Monday, July 18, 2005

Billy Wilder's Golden Age

Billy Wilder is one of my all time favourite screenwriters and directors. Indeed, I doubt very many critics and film buffs would disagree with me when I say that he was one of the greatest directors of all time. By 1957 he had already co-written and directed a number of films now considered classics: Double Indemity, The Lost Weekend, Sunset Blvd., Stalag 17, and Sabrina. By that time he already had a clutch of Oscars for The Lost Weekend (Best Director and Best Screenplay) and Sunset Blvd. Even so, I believe that in 1957 Wilder entered his best period, when every single movie he co-wrote and directed was a classic.

Nineteen fifty seven saw the release of the first film which Wilder co-wrote with I. A. L. Diamond, Love in the Afternoon. Love in the Afternoon was a romantic comedy featuring Gary Cooper and Audrey Hepburn. Set in Paris, it centred on a rich playboy (Gary Cooper) who falls in love with the daughter (Audrey Hepburn) of the private eye hired to investigate him. Love in the Afternoon had all the hallmarks of Wilder and Diamond's comedies: sharp, witty dialogue; realistic characters; and impeccable timing. And Cooper and Hepburn's performances were great.

Although well known for his comedies, Wilder's next film would be a courtroom thriller. Released in 1958, Witness for the Prosecution was based on the Agatha Christie play of the same name. The movie was Tyrone Powers' last film, in which he played the alleged murderer whose only alibi is his wife. Witness for the Prosecution has one of the best casts for a film of its type, with Marlene Dietrich as the wife of Power's character, Charles Laughton as the defence attorney, and Elsa Lancaster as the nurse.

It would be with his next film, however, that Billy Wilder would reach the peak of his career. Released in 1959, Some Like It Hot was a comedy set in the Roaring Twenties, co-written by I. A. L. Diamond. It centred on two musicians (played by Jack Lemmon and Tony Curtis) who have the bad luck to witness the St. Valentine's Day Massacre. To avoid being killed, the duo dress in drag and join an all-girl band with a performance scheduled in Miami. Quite simply, Some Like It Hot is one of the funniest movies ever made. The comedy does not have a slow moment, with some of the best dialogue Wilder and Diamond had ever written. Curtis and Lemmon's performances are priceless, assisted quite well by one of the best casts ever assembled for a comedy. Indeed, Some Like It Hot topped the American Film Institute's list of the 100 Greatest Comedies in American film.

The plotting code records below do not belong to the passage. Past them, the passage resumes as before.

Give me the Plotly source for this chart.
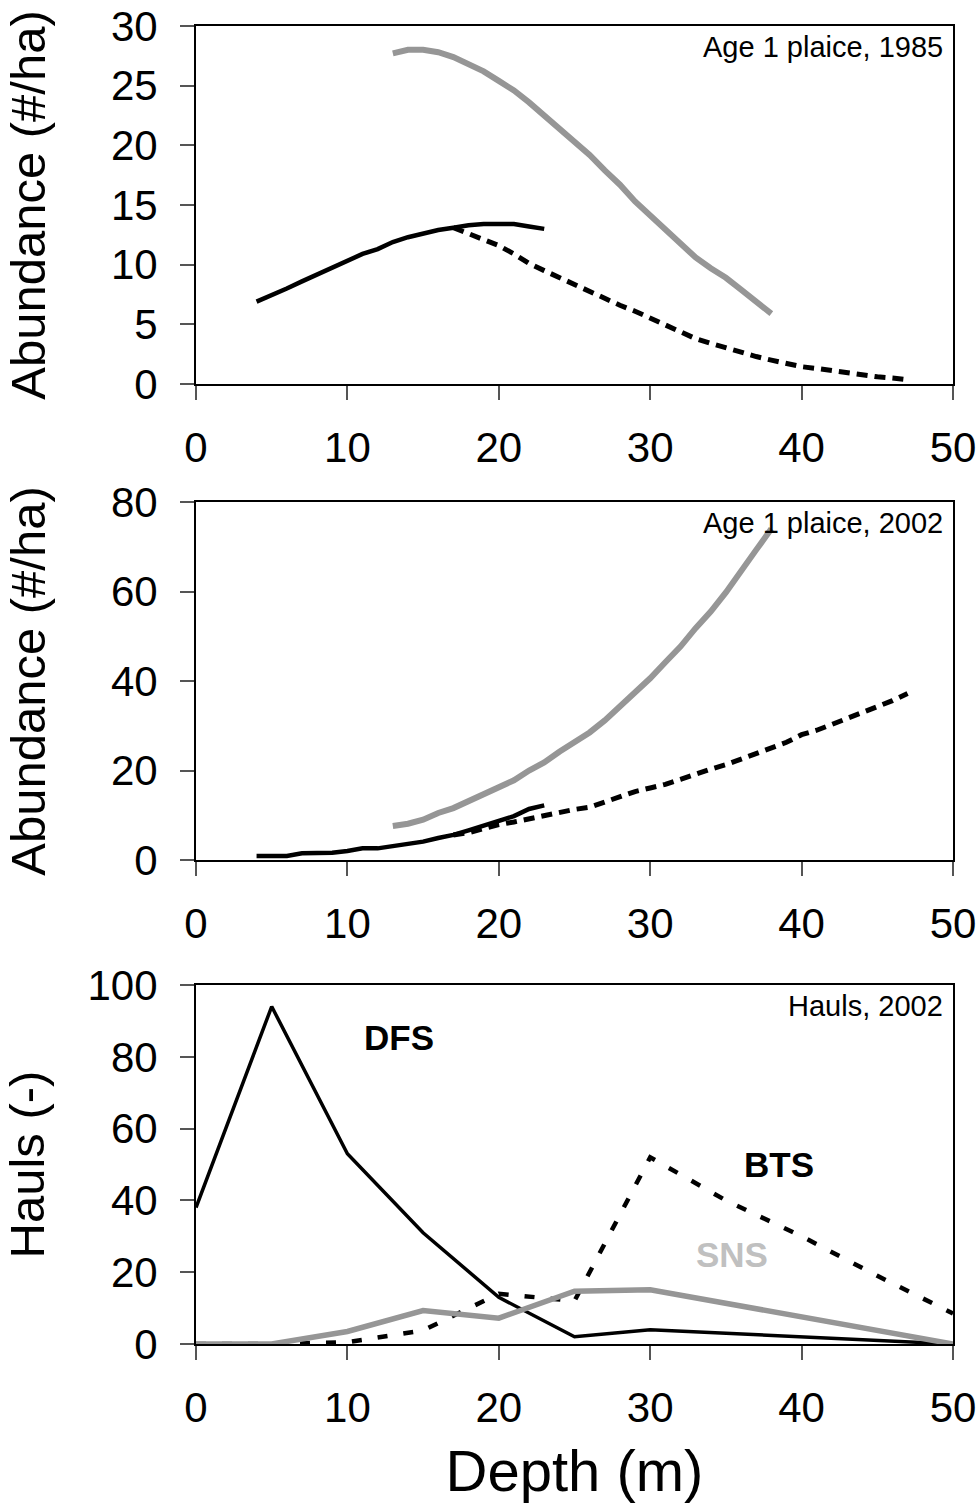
import plotly.graph_objects as go

# ---------------- data ----------------
# Panel 1: Age 1 plaice, 1985
p1_dfs_depth = list(range(4, 24))
p1_dfs_abund = [6.9, 7.4, 8.0, 8.6, 9.2, 9.8, 10.3, 10.9, 11.3, 11.9, 12.3, 12.6,
                12.9, 13.1, 13.3, 13.4, 13.4, 13.4, 13.2, 13.0]
p1_bts_depth = list(range(17, 48))
p1_bts_abund = [13.1, 12.6, 12.1, 11.6, 10.9, 10.1, 9.5, 8.9, 8.4, 7.8, 7.2, 6.6,
                6.1, 5.5, 4.9, 4.3, 3.8, 3.4, 3.0, 2.7, 2.3, 2.0, 1.7, 1.45, 1.3,
                1.1, 0.9, 0.75, 0.6, 0.5, 0.35]
p1_sns_depth = list(range(13, 39))
p1_sns_abund = [27.7, 28.0, 28.0, 27.8, 27.4, 26.8, 26.2, 25.4, 24.6, 23.6, 22.5,
                21.4, 20.3, 19.2, 17.9, 16.7, 15.3, 14.1, 12.9, 11.7, 10.6, 9.7,
                8.9, 7.9, 6.9, 5.9]

# Panel 2: Age 1 plaice, 2002
p2_dfs_depth = list(range(4, 24))
p2_dfs_abund = [0.9, 0.9, 0.9, 1.5, 1.6, 1.6, 2.0, 2.6, 2.6, 3.1, 3.6, 4.1, 4.9,
                5.6, 6.6, 7.6, 8.7, 9.8, 11.4, 12.2]
p2_bts_depth = list(range(17, 48))
p2_bts_abund = [5.6, 6.1, 7.0, 7.9, 8.5, 9.2, 9.9, 10.7, 11.3, 11.8, 13.0, 14.2,
                15.3, 16.1, 16.9, 18.0, 19.2, 20.3, 21.3, 22.5, 23.8, 25.0, 26.3,
                28.0, 29.0, 30.3, 31.6, 32.9, 34.2, 35.6, 37.2]
p2_sns_depth = list(range(13, 39))
p2_sns_abund = [7.6, 8.1, 9.0, 10.5, 11.6, 13.2, 14.5, 16.3, 17.8, 20.0, 21.8,
                24.2, 26.2, 28.5, 31.2, 34.3, 37.4, 40.6, 44.2, 47.7, 51.8, 55.5,
                59.8, 64.8, 69.3, 74.0]

# Panel 3: Hauls, 2002
haul_depth = [0, 5, 10, 15, 20, 25, 30, 35, 40, 45, 50]
hauls_dfs = [38, 94, 53, 31, 13, 2, 4, 3, 2, 1, 0]
hauls_bts = [0, 0, 0.5, 3.8, 14, 12, 52, 40, 30, 19, 8.5]
hauls_sns = [0, 0, 3.5, 9.3, 7.2, 14.7, 15.1, 11.3, 7.6, 3.8, 0]

x_ticks = [0, 10, 20, 30, 40, 50]

# ---------------- layout helpers ----------------
W, H = 979, 1512
ML, MT = 196, 26
MR = W - 953
MB = H - 1344
PH = H - MT - MB


def ydom(top_px, bot_px):
    return [1 - (bot_px - MT) / PH, 1 - (top_px - MT) / PH]


FONT = "Arial, Liberation Sans, sans-serif"
BLACK = "#000000"
GRAY = "#969696"
LIGHT = "#c0c0c0"

fig = go.Figure()

# panel 1
fig.add_trace(go.Scatter(x=p1_sns_depth, y=p1_sns_abund, mode="lines",
                         line=dict(color=GRAY, width=6), xaxis="x", yaxis="y", name="SNS"))
fig.add_trace(go.Scatter(x=p1_bts_depth, y=p1_bts_abund, mode="lines",
                         line=dict(color=BLACK, width=5, dash="11px,7px"),
                         xaxis="x", yaxis="y", name="BTS"))
fig.add_trace(go.Scatter(x=p1_dfs_depth, y=p1_dfs_abund, mode="lines",
                         line=dict(color=BLACK, width=4.5), xaxis="x", yaxis="y", name="DFS"))
# panel 2
fig.add_trace(go.Scatter(x=p2_sns_depth, y=p2_sns_abund, mode="lines",
                         line=dict(color=GRAY, width=6), xaxis="x2", yaxis="y2", name="SNS"))
fig.add_trace(go.Scatter(x=p2_bts_depth, y=p2_bts_abund, mode="lines",
                         line=dict(color=BLACK, width=5, dash="11px,7px"),
                         xaxis="x2", yaxis="y2", name="BTS"))
fig.add_trace(go.Scatter(x=p2_dfs_depth, y=p2_dfs_abund, mode="lines",
                         line=dict(color=BLACK, width=4.5), xaxis="x2", yaxis="y2", name="DFS"))
# panel 3
fig.add_trace(go.Scatter(x=haul_depth, y=hauls_bts, mode="lines",
                         line=dict(color=BLACK, width=4.5, dash="10px,16px"),
                         xaxis="x3", yaxis="y3", name="BTS"))
fig.add_trace(go.Scatter(x=haul_depth, y=hauls_dfs, mode="lines",
                         line=dict(color=BLACK, width=3.5), xaxis="x3", yaxis="y3", name="DFS"))
fig.add_trace(go.Scatter(x=haul_depth, y=hauls_sns, mode="lines",
                         line=dict(color=GRAY, width=5.5), xaxis="x3", yaxis="y3", name="SNS"))

tickfont = dict(family=FONT, size=42, color="black")
common_x = dict(range=[0, 50], tickvals=x_ticks, showline=True, linecolor="black",
                linewidth=2, mirror=True, ticks="outside", ticklen=14, tickwidth=1.5,
                tickcolor="#555555", showgrid=False, zeroline=False, tickfont=tickfont,
                ticklabelstandoff=12, domain=[0, 1], automargin=False,
                ticklabeloverflow="allow")
common_y = dict(showline=True, linecolor="black", linewidth=2, mirror=True,
                ticks="outside", ticklen=14, tickwidth=1.5, tickcolor="#555555",
                showgrid=False, zeroline=False, tickfont=tickfont, ticklabelstandoff=14,
                automargin=False, ticklabeloverflow="allow")
titlefont = dict(family=FONT, size=49, color="black")

fig.update_layout(
    width=W, height=H,
    margin=dict(l=ML, r=MR, t=MT, b=MB, autoexpand=False),
    paper_bgcolor="white", plot_bgcolor="white",
    showlegend=False,
    xaxis=dict(common_x, anchor="y"),
    xaxis2=dict(common_x, anchor="y2"),
    xaxis3=dict(common_x, anchor="y3",
                title=dict(text="Depth (m)", font=dict(family=FONT, size=58, color="black"),
                           standoff=20)),
    yaxis=dict(common_y, range=[0, 30], dtick=5, domain=ydom(26, 384), anchor="x",
               title=dict(text="Abundance (#/ha)", font=titlefont, standoff=50)),
    yaxis2=dict(common_y, range=[0, 80], dtick=20, domain=ydom(502, 860), anchor="x2",
                title=dict(text="Abundance (#/ha)", font=titlefont, standoff=50)),
    yaxis3=dict(common_y, range=[0, 100], dtick=20, domain=ydom(985, 1344), anchor="x3",
                title=dict(text="Hauls (-)", font=titlefont, standoff=27)),
)

annfont = dict(family=FONT, size=29, color="black")
for xr, yr, txt, cap_px, top_px, span in [
    ("x domain", "y domain", "Age 1 plaice, 1985", 47, 26, 358),
    ("x2 domain", "y2 domain", "Age 1 plaice, 2002", 523, 502, 358),
    ("x3 domain", "y3 domain", "Hauls, 2002", 1006, 985, 359),
]:
    fig.add_annotation(xref=xr, yref=yr, x=0.989, y=1 - (cap_px - top_px) / span,
                       xanchor="right", yanchor="middle", text=txt, showarrow=False,
                       font=annfont)

boldfont = dict(family=FONT, size=35, color="black", weight="bold")
fig.add_annotation(xref="x3", yref="y3", x=13.4, y=85.4, text="<b>DFS</b>",
                   showarrow=False, font=boldfont)
fig.add_annotation(xref="x3", yref="y3", x=38.5, y=50, text="<b>BTS</b>",
                   showarrow=False, font=boldfont)
fig.add_annotation(xref="x3", yref="y3", x=35.4, y=24.9, text="<b>SNS</b>",
                   showarrow=False, font=dict(boldfont, color=LIGHT))

# remove the default 8px page margin so the figure fills the window exactly
fig.write_html("out.html", config={"displayModeBar": False},
               post_script="document.body.style.margin='0';")
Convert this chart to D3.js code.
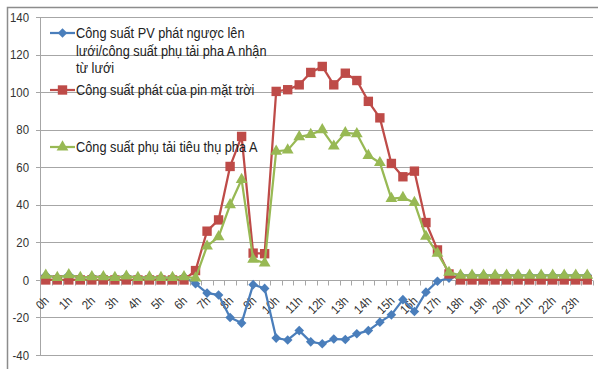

Some Like It Hot would seem to be a difficult movie to top, but somehow Wilder and Diamond did it. Released in 1960, The Apartment featured Jack Lemmon as C. C. Baxter, an insurance company employee who loans his apartment to the company's executives for their various romantic rendevous. Unfortunately for Baxter, this set up (which had naturally gotten him in good with the higher ups) is complicated when he falls in love with elevator girl Miss Kublik (played by Shirley Maclaine). In m humble opinion, The Apartment is not only one of the funniest movies of all time, but one of the most romantic as well. Lemmon and Maclaine have a great rapport as Baxter and Kublik. and Fred Macmurray plays one of his few bad guys, the older, oily head of the company, Mr. Sheldrake. The Apartment boasts great dialogue, convincing performances, and a realistic plot that mixes comedy and drama. It's no wonder that it won Oscars for Best Picture, Best Director, Best Screenplay, and so on.

Wilder's next film, One, Two, Three, released in 1961, would not match The Apartment, but it was inspired nonetheless. It featured James Cagney (in his last role until Ragtime) as a Coca-Cola executive in West Berlin who winds up taking care of the company president's daughter. The comedy came at a rapid pace, with more and more outrageous situations developing one on top of the other. The dialogue is some of Wilder and Diamond's best, with great lines coming almost non-stop and plenty of pop culture references. I have always thought that One, Two, Three was one of the funniest films of the Sixties.

With One, Two, Three, Wilder's streak of classic films came to an end. His next film, Irma La Douce, was released in 1963. An adaptation of the Broadway musical without the music, it is not equal to the films he had made in the previous years. Even reteaming Jack Lemmon and Shirley Maclaine didn't spark the ususal Wilder magic.

Billy Wilder would create a few more classic films in his career, among them Avanti! and the 1974 version of The Front Page, but it seems to me that his career peaked from 1957 to 1961. It was during that period that he created five of his greatest films, all in a row. To me this was a most remarkable feat, perhaps matched only by Alfred Hitchcock in the Fifties and Stanley Kubrick in the Sixties. It is perhaps all the more remarkable given that Wilder co-wrote nearly all of his films (not that many screenwriters have written five classics in a row either...). I very seriously doubt that any director will match the run of classic films Billy Wilder made from 1957 to 1961 any time soon.